Menurut dia, masyarakat sangat berperan untuk mendukung keberhasilan penerapan aturan kawasan tanpa rokok. Pemantauan terhadap pelaksanaan pun terus dilakukan untuk memastikan aturan yang telah dibuat dapat terimplementasikan dengan baik.
”Kami juga sudah membuat aturan khusus larangan merokok di tempat umum, seperti di Malioboro. Sosialisasi terus dilakukan beserta dengan pemantauan dari para petugas. Sanksi juga sudah kami atur meski belum diberlakukan dengan optimal,” kata Heroe.
Terkait dengan status Kota Layak Anak beserta peraturan kawasan tanpa rokok dan iklan rokok, Yayasan Lentera Anak mengamati masih banyak pelanggaran yang ditemukan di sejumlah daerah yang sudah menyandang Kota Layak Anak.
Di Yogyakarta, misalnya, sekalipun sudah memiliki Peraturan Daerah Kota Yogyakarta Nomor 2 Tahun 2017 tentang Kawasan Tanpa Rokok, iklan rokok masih banyak ditemukan.
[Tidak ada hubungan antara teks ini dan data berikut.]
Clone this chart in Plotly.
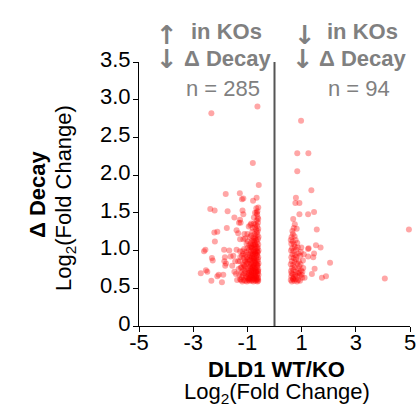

Kondisi serupa juga ditemui di Kota Surakarta, Kota Denpasar, dan Kota Surabaya. Selain reklame di luar ruang, iklan rokok banyak dijumpai di warung dan pertokoan.
Deputi Bidang Pemenuhan Hak Anak Kementerian Pemberdayaan Perempuan dan Perlindungan Anak Agustina Erni menyampaikan, penguatan aturan terkait kawasan tanpa rokok menjadi bagian dari upaya perlindungan anak terhadap ancaman rokok. Jumlah perokok pemula di Indonesia sangat tinggi. Berdasarkan data Riset Kesehatan Dasar, jumlah anak perokok usia 10-18 tahun pada 2018 meningkat menjadi 9,1 persen atau sekitar 3,2 juta anak dari sebelumnya 7,2 persen pada 2013.
”Kita harus terus dorong daerah-daerah lain untuk bisa menerapkan kawasan tanpa rokok. Dengan harapan, jumlah perokok anak pun bisa turun menjadi 8,7 persen pada 2024 sesuai dengan target dari RPJM (Rencana Pembangunan Jangka Menengah Nasional) 2020-2024,” ujarnya.